Yes, I'm happy for the support I seem to be giving others.
But I'm happy for me too. When I go back and read the start of Elie's service, I remember, I hear, I feel what I felt then. Sometimes, I'm embarrassed a bit; sometimes I smile and wish I could reach back and comfort that mother the way other mothers are reading this and learning and feeling and understanding.
Last night, Shmulik called during his free hour. They were camped out "somewhere" in a tent, in sleeping bags. They'll be awakened at some point, and start shooting practice. I asked him all the right questions, if he was tired, if he was cold. He has a coat they gave him and a sleeping bag. He's out there in the desert...though a different one than Elie was...and I smiled.
Gone was the fear, the worry. He'll be okay. It will toughen him. Even if he's a bit cold...that's really okay. He's okay. See how far I have come, I thought to myself. I didn't think of rocket attacks, of Arabs sneaking up to the encampment. I didn't think of Bedouins and wild animals...I didn't think. I just asked him if he would be home this weekend, smiled when he said he thinks he will be, said our good nights, and went to sleep.
I really did. Look at me. I am the mother of an Israeli soldier and I'm good. I didn't worry. This is what it is all about, I thought to myself this morning. This is where so many were, when I was so afraid last time. They smiled at me, tried to reassure me...and now I understand. It is something each mother must feel...and overcome.
Just as Elie learned the night; just as Shmulik felt the cold...I have to conquer the fear and worry. I have been given perspective and it is liberating. It is so different the second time around.
I can be there for Shmulik in a way I never could for Elie because I was following Elie, pointing out worries and concerns and unsure what to expect. Each time he left, it was to an unknown world...now that world is more known to me. No, I don't imagine I can understand so much of what Shmulk is feeling, but I can listen to him with a different ear.
I question him to give him a chance to explain to me; not with the same blindness I had before. I know they set up guards; I know it wasn't really that cold. I know that if this boy can sleep in his underwear in his room in the winter, he can sleep in a uniform, a coat and a sleeping bag in a tent in the desert and be safe.
That mother has grown and I'm not really laughing at her...I envy her the journey she took. It was a hard-won battle filled with real terrors. My fears were not unjustified or wrong. They were right - an outpouring of my love for Elie just as my understanding this time is a show of my love for Shmulik.
In many ways, comforting me helped Elie gain perspective, gave him a support line behind him. He knew that I worried, that I was there. Shmulik is such a different child, always has been.

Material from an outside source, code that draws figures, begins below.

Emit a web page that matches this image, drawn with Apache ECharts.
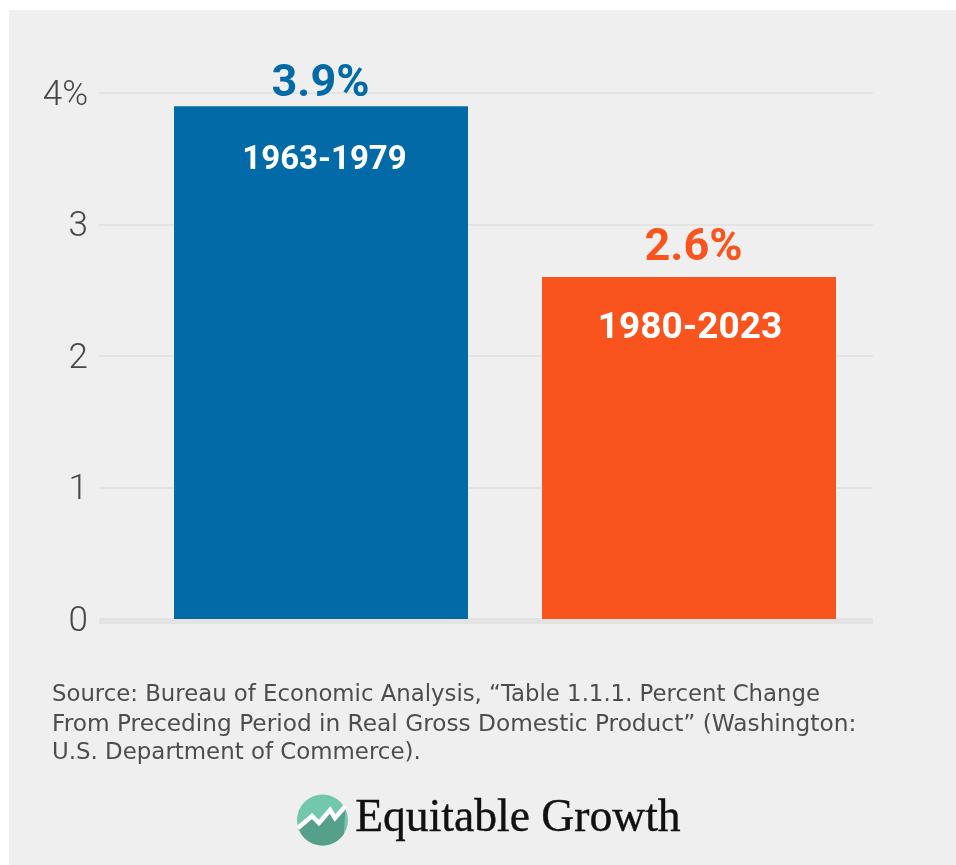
<!DOCTYPE html>
<html>
<head>
<meta charset="utf-8">
<style>
  html, body { margin: 0; padding: 0; background: #fff; }
  #chart { width: 956px; height: 865px; }
</style>
<script src="https://cdn.jsdelivr.net/npm/echarts@6/dist/echarts.min.js"></script>
</head>
<body>
<div id="chart"></div>
<script>
// GDP growth by period
const periods = ['1963-1979', '1980-2023'];
const growth = [3.9, 2.6];
const barColors = ['#026aa7', '#f9531e'];
const yTicks = ['0', '1', '2', '3', '4%'];
const sourceLines = [
  'Source: Bureau of Economic Analysis, “Table 1.1.1. Percent Change',
  'From Preceding Period in Real Gross Domestic Product” (Washington:',
  'U.S. Department of Commerce).'
];
const brand = 'Equitable Growth';

const panel = '#efefef';
const rule = '#e3e3e3';
const ink = '#474747';
const sansBold = 'Roboto';
const sourceSizes = [22.8, 23.25, 22.9];

const chart = echarts.init(document.getElementById('chart'), null, { renderer: 'canvas' });

const sourceText = sourceLines.map((line, i) => ({
  type: 'text', left: 52, top: 684 + i * 29, z: 5,
  style: { text: line, font: sourceSizes[i] + 'px "DejaVu Sans"', fill: '#4d4d4d' }
}));

// Lower part of the brand disc: the zigzag edge, then the rim back round to its start
const zigzag = [[298, 828], [312, 816], [319, 823], [330, 810], [335, 818], [345.5, 806]];
const rim = [];
for (let a = 0.58; a <= 2.82; a += 0.14) {
  rim.push([322.5 + 25.5 * Math.cos(a), 820 + 25.5 * Math.sin(a)]);
}

chart.setOption({
  animation: false,
  backgroundColor: '#ffffff',
  // First grid carries the rules and tick labels, second one holds the narrower bar plot.
  grid: [
    { left: 99, width: 774, top: 93, height: 526 },
    { left: 137, width: 736, top: 93, height: 526 }
  ],
  xAxis: [
    {
      gridIndex: 0, type: 'value', min: 0, max: 1, offset: 2,
      axisLine: { show: true, onZero: false, lineStyle: { color: rule, width: 5, cap: 'butt' } },
      axisTick: { show: false }, axisLabel: { show: false }, splitLine: { show: false }
    },
    {
      gridIndex: 1, type: 'category', data: periods,
      axisLine: { show: false }, axisTick: { show: false }, axisLabel: { show: false }
    }
  ],
  yAxis: [
    {
      gridIndex: 0, type: 'value', min: 0, max: 4, interval: 1,
      axisLine: { show: false }, axisTick: { show: false },
      axisLabel: {
        margin: 11, fontFamily: 'Roboto', fontWeight: 300, fontSize: 35, color: ink,
        verticalAlign: 'top', lineHeight: 6,
        formatter: (v) => yTicks[v]
      },
      splitLine: { lineStyle: { color: rule, width: 2 } }
    },
    {
      gridIndex: 1, type: 'value', min: 0, max: 4, interval: 1, show: false
    }
  ],
  graphic: [
    { type: 'rect', shape: { x: 9, y: 10, width: 947, height: 855 }, style: { fill: panel }, z: -10, silent: true },
    ...sourceText,
    // Brand mark: disc, darker lower part and white rising line
    { type: 'circle', shape: { cx: 322.5, cy: 820, r: 25.5 }, style: { fill: '#72c7ad' }, z: 5 },
    {
      type: 'polygon', z: 6,
      shape: { points: [...zigzag, ...rim] },
      style: { fill: '#559f8b' }
    },
    {
      type: 'polyline', z: 7,
      shape: { points: zigzag },
      style: { stroke: '#ffffff', lineWidth: 4.5, fill: null }
    },
    {
      type: 'text', left: 355, top: 796, z: 5,
      style: { text: brand, font: '45.6px "Liberation Serif"', fill: '#111111', stroke: '#111111', lineWidth: 0.4 }
    }
  ],
  series: [
    {
      type: 'bar', xAxisIndex: 1, yAxisIndex: 1, barWidth: 294, barGap: '-100%',
      data: growth.map((v, i) => ({ value: v, itemStyle: { color: barColors[i] },
        label: { color: barColors[i], distance: i === 0 ? -1 : 6, offset: [i === 0 ? -0.5 : 4.5, 0] } })),
      label: {
        show: true, position: 'top',
        fontFamily: sansBold, fontWeight: 700, fontSize: 45,
        formatter: (p) => p.value.toFixed(1) + '%'
      },
      z: 3
    },
    {
      type: 'bar', xAxisIndex: 1, yAxisIndex: 1, barWidth: 294, barGap: '-100%',
      data: growth.map((v, i) => ({ value: v,
        label: { fontSize: i === 0 ? 33 : 37, offset: [i === 0 ? 3.5 : 1, 0], distance: i === 0 ? 38 : 33 } })),
      itemStyle: { color: 'transparent' },
      label: {
        show: true, position: 'insideTop',
        fontFamily: sansBold, fontWeight: 700, color: '#ffffff',
        formatter: (p) => periods[p.dataIndex]
      },
      z: 4
    }
  ]
});
</script>
</body>
</html>
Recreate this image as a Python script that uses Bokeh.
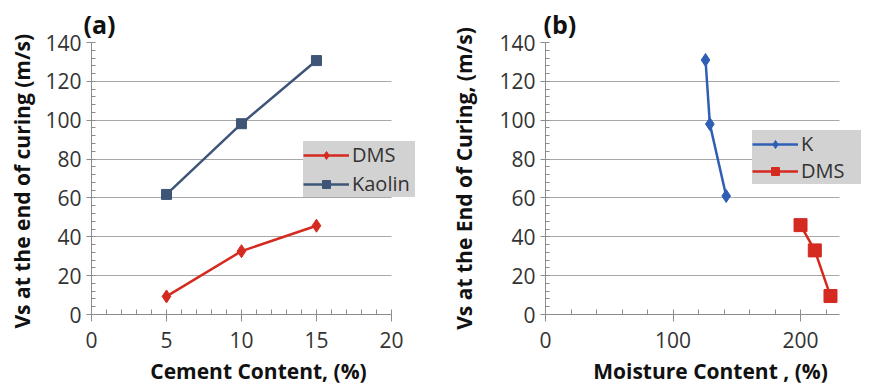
from bokeh.plotting import figure
from bokeh.layouts import row
from bokeh.models import Range1d, FixedTicker, Legend, LegendItem
from bokeh.embed import file_html
from bokeh.resources import INLINE

# Panel (a)
cement = [5, 10, 15]
dms_a = [9.3, 32.6, 45.7]
kaolin_a = [61.8, 98.2, 130.7]
# Panel (b)
k_moist = [125.5, 128.9, 141.7]
k_vs = [131, 98, 61]
dms_moist = [200, 211.2, 223.5]
dms_vs = [46, 33, 9.5]

y_ticks = [0, 20, 40, 60, 80, 100, 120, 140]
xa_ticks = [0, 5, 10, 15, 20]
xb_ticks = [0, 100, 200]

FONT = "Open Sans"
RED = "#d42a20"
SLATE = "#3e5578"
BLUE = "#2f5fb5"


def style(p, xticks, xminor, yminor, xmax):
    p.xgrid.visible = False
    p.ygrid.grid_line_color = "#a8a8a8"
    p.ygrid.grid_line_width = 1.2
    p.ygrid.cross_bounds = (0, xmax)
    p.outline_line_color = None
    p.background_fill_color = "white"
    p.border_fill_color = "white"
    for ax in (p.xaxis[0], p.yaxis[0]):
        ax.axis_line_color = "#8c8c8c"
        ax.major_tick_line_color = "#8c8c8c"
        ax.minor_tick_line_color = "#8c8c8c"
        ax.major_label_text_font = FONT
        ax.major_label_text_font_size = "21px"
        ax.major_label_text_color = "#333333"
        ax.axis_label_text_font = FONT
        ax.axis_label_text_font_size = "21px"
        ax.axis_label_text_font_style = "bold"
        ax.axis_label_text_color = "#111111"
    p.xaxis[0].bounds = (0, xmax)
    p.xaxis[0].ticker = FixedTicker(ticks=xticks, minor_ticks=xminor)
    p.yaxis[0].ticker = FixedTicker(ticks=y_ticks, minor_ticks=yminor)
    p.xaxis[0].major_tick_out = 7
    p.xaxis[0].major_tick_in = 0
    p.xaxis[0].minor_tick_in = 5
    p.xaxis[0].minor_tick_out = 0
    p.yaxis[0].major_tick_out = 5
    p.yaxis[0].major_tick_in = 0
    p.yaxis[0].minor_tick_in = 4
    p.yaxis[0].minor_tick_out = 0
    p.xaxis[0].major_label_standoff = 10
    p.xaxis[0].axis_label_standoff = 6
    p.yaxis[0].major_label_standoff = 5
    p.title.text_font = FONT
    p.title.text_font_size = "25px"
    p.title.text_font_style = "bold"
    p.title.text_color = "#111111"
    p.title.align = "left"
    p.title.vertical_align = "top"
    p.title.text_line_height = 0.8
    p.title.standoff = 0


y_minor = [v for v in range(0, 141, 4)]

# ---- Panel (a)
pa = figure(width=437, height=390, output_backend="svg", toolbar_location=None,
            x_range=Range1d(0, 22.27), y_range=Range1d(0, 140), title="(a)",
            min_border_left=91, min_border_right=12, min_border_top=42, min_border_bottom=76)
style(pa, xa_ticks, list(range(0, 21)), y_minor, 20)
pa.title.offset = -8
pa.yaxis[0].axis_label_standoff = 6
pa.xaxis.axis_label = "Cement Content, (%)"
pa.yaxis.axis_label = "Vs  at the end of curing (m/s)"

l1 = pa.line(cement, dms_a, line_color=RED, line_width=2.5)
s1 = pa.scatter(cement, dms_a, marker="diamond", size=13, fill_color=RED, line_color=RED)
l2 = pa.line(cement, kaolin_a, line_color=SLATE, line_width=2.5)
s2 = pa.scatter(cement, kaolin_a, marker="square", size=10, fill_color=SLATE, line_color=SLATE)
leg_a = Legend(items=[LegendItem(label="DMS", renderers=[l1, s1]),
                      LegendItem(label="Kaolin", renderers=[l2, s2])],
               location=(212, 117), background_fill_color="#d2d2d2", background_fill_alpha=1,
               border_line_color=None, label_text_font=FONT, label_text_font_size="20px",
               label_text_color="#333333", glyph_width=46, spacing=2, padding=10, margin=0,
               label_standoff=3, label_width=63)
pa.add_layout(leg_a, "center")

# ---- Panel (b)
pb = figure(width=438, height=390, output_backend="svg", toolbar_location=None,
            x_range=Range1d(0, 258.8), y_range=Range1d(0, 140), title="(b)",
            min_border_left=108, min_border_right=0, min_border_top=42, min_border_bottom=76)
style(pb, xb_ticks, list(range(0, 231, 20)), y_minor, 230.6)
pb.title.offset = -2
pb.yaxis[0].axis_label_standoff = 18
pb.xaxis.axis_label = "Moisture Content , (%)"
pb.yaxis.axis_label = "Vs at the End of Curing, (m/s)"

l3 = pb.line(k_moist, k_vs, line_color=BLUE, line_width=2.5)
s3 = pb.scatter(k_moist, k_vs, marker="diamond", size=13, fill_color=BLUE, line_color=BLUE)
l4 = pb.line(dms_moist, dms_vs, line_color=RED, line_width=2.5)
s4 = pb.scatter(dms_moist, dms_vs, marker="square", size=13, fill_color=RED, line_color=RED)
leg_b = Legend(items=[LegendItem(label="K", renderers=[l3, s3]),
                      LegendItem(label="DMS", renderers=[l4, s4])],
               location=(207, 130), background_fill_color="#d2d2d2", background_fill_alpha=1,
               border_line_color=None, label_text_font=FONT, label_text_font_size="20px",
               label_text_color="#333333", glyph_width=46, spacing=0, padding=12, margin=0,
               label_standoff=3, label_width=60)
pb.add_layout(leg_b, "center")

layout = row(pa, pb)
open("out.html", "w").write(file_html(layout, INLINE))
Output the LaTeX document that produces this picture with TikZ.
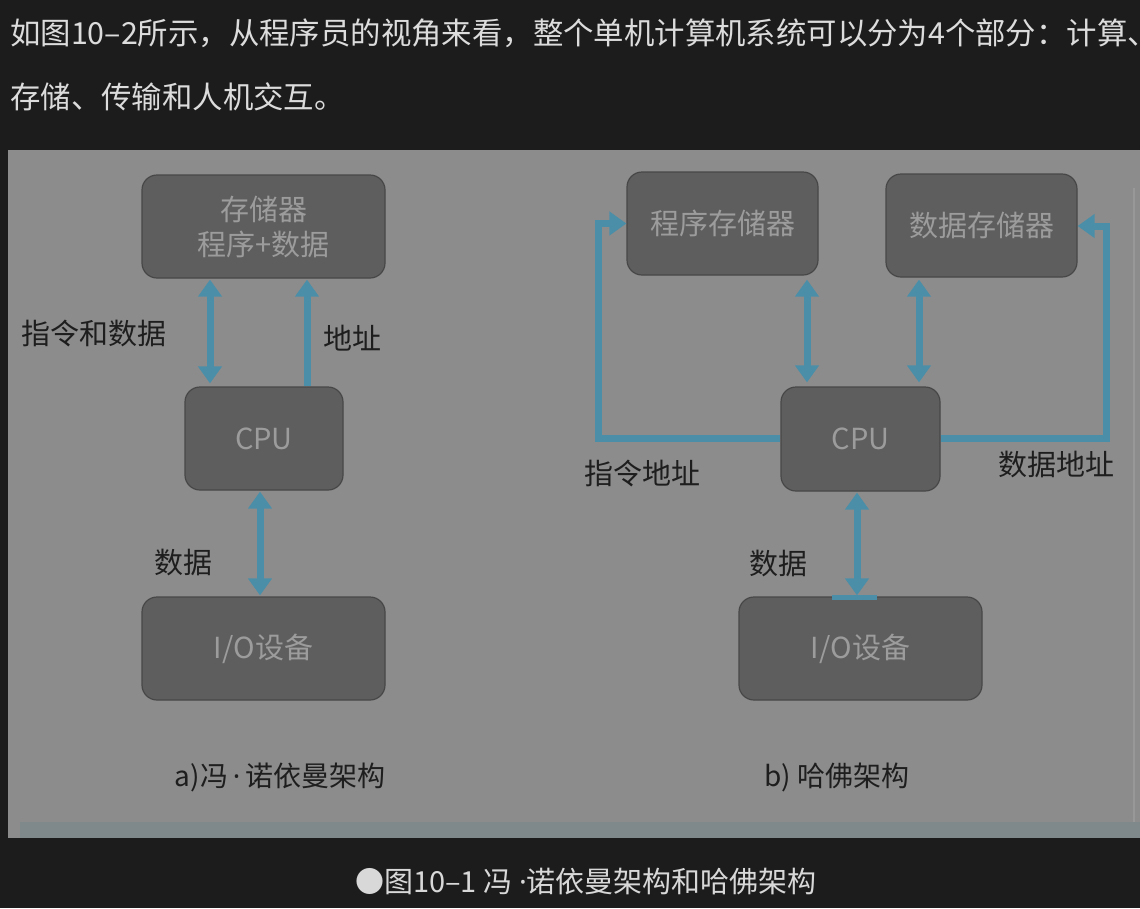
\documentclass[tikz,border=0pt]{standalone}
\usepackage{fontspec}
\setmainfont{Noto Sans CJK SC}
\newfontfamily\latinfont{Noto Sans}
\usetikzlibrary{arrows.meta}
\definecolor{bgdark}{HTML}{1C1C1C}
\definecolor{toptext}{HTML}{DCDCDC}
\definecolor{panel}{HTML}{8C8C8C}
\definecolor{strip}{HTML}{7F888B}
\definecolor{edgeline}{HTML}{989898}
\definecolor{boxfill}{HTML}{5E5E5E}
\definecolor{boxline}{HTML}{474747}
\definecolor{boxtext}{HTML}{9C9C9C}
\definecolor{lbltext}{HTML}{1E1E1E}
\definecolor{busblue}{HTML}{4A8EA8}
\definecolor{captext}{HTML}{D8D8D8}
\begin{document}
\begin{tikzpicture}[x=1pt,y=-1pt,
  box/.style={draw=boxline, line width=1.2pt, fill=boxfill, rounded corners=15pt,
    text=boxtext, font=\fontsize{29pt}{35pt}\selectfont, align=center, inner sep=0pt,
    minimum height=103pt},
  lbl/.style={text=lbltext, font=\fontsize{29pt}{34pt}\selectfont, inner sep=0pt},
  bus/.style={draw=busblue, line width=7pt, line join=miter},
  biarrow/.style={bus, {Triangle[width=23pt,length=17pt]}-{Triangle[width=23pt,length=17pt]}},
  onearrow/.style={bus, -{Triangle[width=23pt,length=17pt]}},
]
\clip (0,0) rectangle (1140,908);
\fill[bgdark] (0,0) rectangle (1140,908);
% panel
\fill[panel] (8,150) rectangle (1140,838);
\fill[strip] (20,822) rectangle (1140,838);
\draw[edgeline, line width=1.5pt] (1134,188) -- (1134,822);

% top text
\node[anchor=west, text=toptext, font=\fontsize{30.4pt}{36pt}\selectfont, inner sep=0pt] (line1) at (10,33)
  {如图10–2所示，从程序员的视角来看，整个单机计算机系统可以分为4个部分：计算、};
\node[anchor=west, text=toptext, font=\fontsize{30.4pt}{36pt}\selectfont, inner sep=0pt] (line2) at (10,97)
  {存储、传输和人机交互。};

% ---- a) von Neumann
\node[box, minimum width=243pt] (memA) at (263.5,226.5) {存储器\\程序+数据};
\node[box, minimum width=158pt] (cpuA) at (264,438.5) {CPU};
\node[box, minimum width=243pt] (ioA) at (263.5,648.5) {I/O设备};

\draw[biarrow] ([xshift=-53.5pt,yshift=-1pt]memA.south) -- ([xshift=-54pt,yshift=3pt]cpuA.north);
\draw[onearrow] ([xshift=43pt]cpuA.north) -- ([xshift=43.5pt,yshift=-1pt]memA.south);
\draw[biarrow] ([xshift=-4pt,yshift=-1pt]cpuA.south) -- ([xshift=-3.5pt,yshift=1pt]ioA.north);

\node[lbl] (labA1) at (93.5,333) {指令和数据};
\node[lbl] (labA2) at (352,338) {地址};
\node[lbl] (labA3) at (183,562) {数据};
\node[lbl, font=\fontsize{28pt}{34pt}\selectfont] (capA) at (280,777) {a)冯\,{\latinfont ·}\,诺依曼架构};

% ---- b) Harvard
\node[box, minimum width=191pt] (progB) at (722.5,223.5) {程序存储器};
\node[box, minimum width=191pt] (dataB) at (981.5,225.5) {数据存储器};
\node[box, minimum width=159pt, minimum height=104pt] (cpuB) at (860.5,439) {CPU};
\node[box, minimum width=243pt] (ioB) at (860.5,648.5) {I/O设备};

\draw[biarrow] ([xshift=84.5pt,yshift=-4pt]progB.south) -- ([xshift=-53.5pt,yshift=4pt]cpuB.north);
\draw[biarrow] ([xshift=-62.5pt,yshift=-2pt]dataB.south) -- ([xshift=58.5pt,yshift=4pt]cpuB.north);
\draw[onearrow] ([yshift=1pt]cpuB.west) -- ++(-182,0) |- (progB.west);
\draw[onearrow] ([yshift=1pt]cpuB.east) -- ++(166,0) |- ([yshift=-0.5pt]dataB.east);
\draw[biarrow] ([xshift=-3.5pt,yshift=-1pt]cpuB.south) -- ([xshift=-3.5pt,yshift=1pt]ioB.north);
\fill[busblue] ([xshift=-28.5pt,yshift=1.5pt]ioB.north) rectangle ([xshift=16.5pt,yshift=-4pt]ioB.north);

\node[lbl] (labB1) at (642,473) {指令地址};
\node[lbl] (labB2) at (1056,465) {数据地址};
\node[lbl] (labB3) at (778,563) {数据};
\node[lbl, font=\fontsize{28pt}{34pt}\selectfont] (capB) at (837,777) {b) 哈佛架构};

% caption
\node[text=captext, font=\fontsize{29pt}{34pt}\selectfont, inner sep=0pt] (cap) at (586,882)
  {●图10–1 冯 {\latinfont ·}诺依曼架构和哈佛架构};
\end{tikzpicture}
\end{document}
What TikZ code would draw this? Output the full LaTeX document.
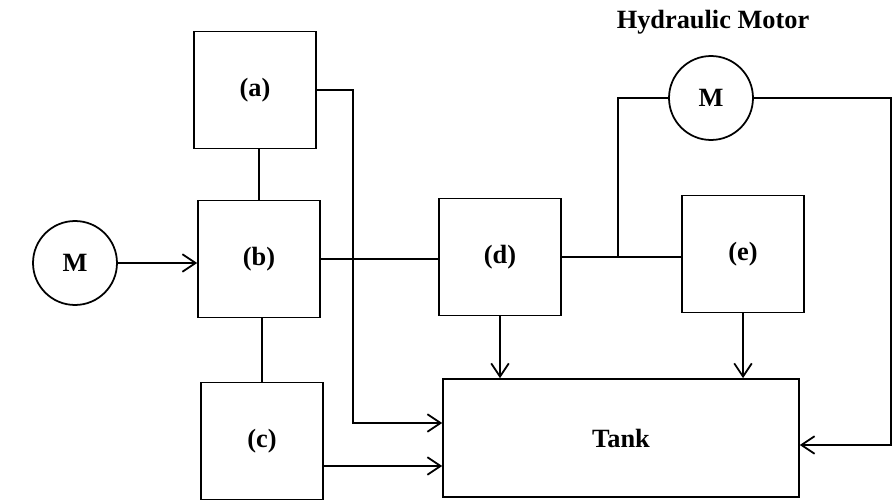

He's the sweet one who bought me those endless presents on his way home from school - the flowers he'd picked that were flattened and half dead; the earrings (when I didn't even have pierced ears); the "gold" necklace that was chipping off even before I'd put it on.
He was the "cuddler" while Elie was the tougher one. Shmulik has gotten tougher too now, stronger, more sure of himself. And yet, Sunday when I drove him to the mall to catch the bus, it was Shmulik who leaned over to give me a kiss, where I always had to corner Elie and give him one.
Last night, my second son slept in the deserts of Israel with a gun. No, he doesn't know it well enough to use it, has only begun to learn and yet, and yet...
May the God of Israel watch over our sons and daughters as they sleep and as they defend and may He grant us mothers the wisdom to learn, to grow, to love, to trust our children as they serve our land and our people.
Last night, Shmulik slept in the cold...but his heart is warm, his home just a few days away.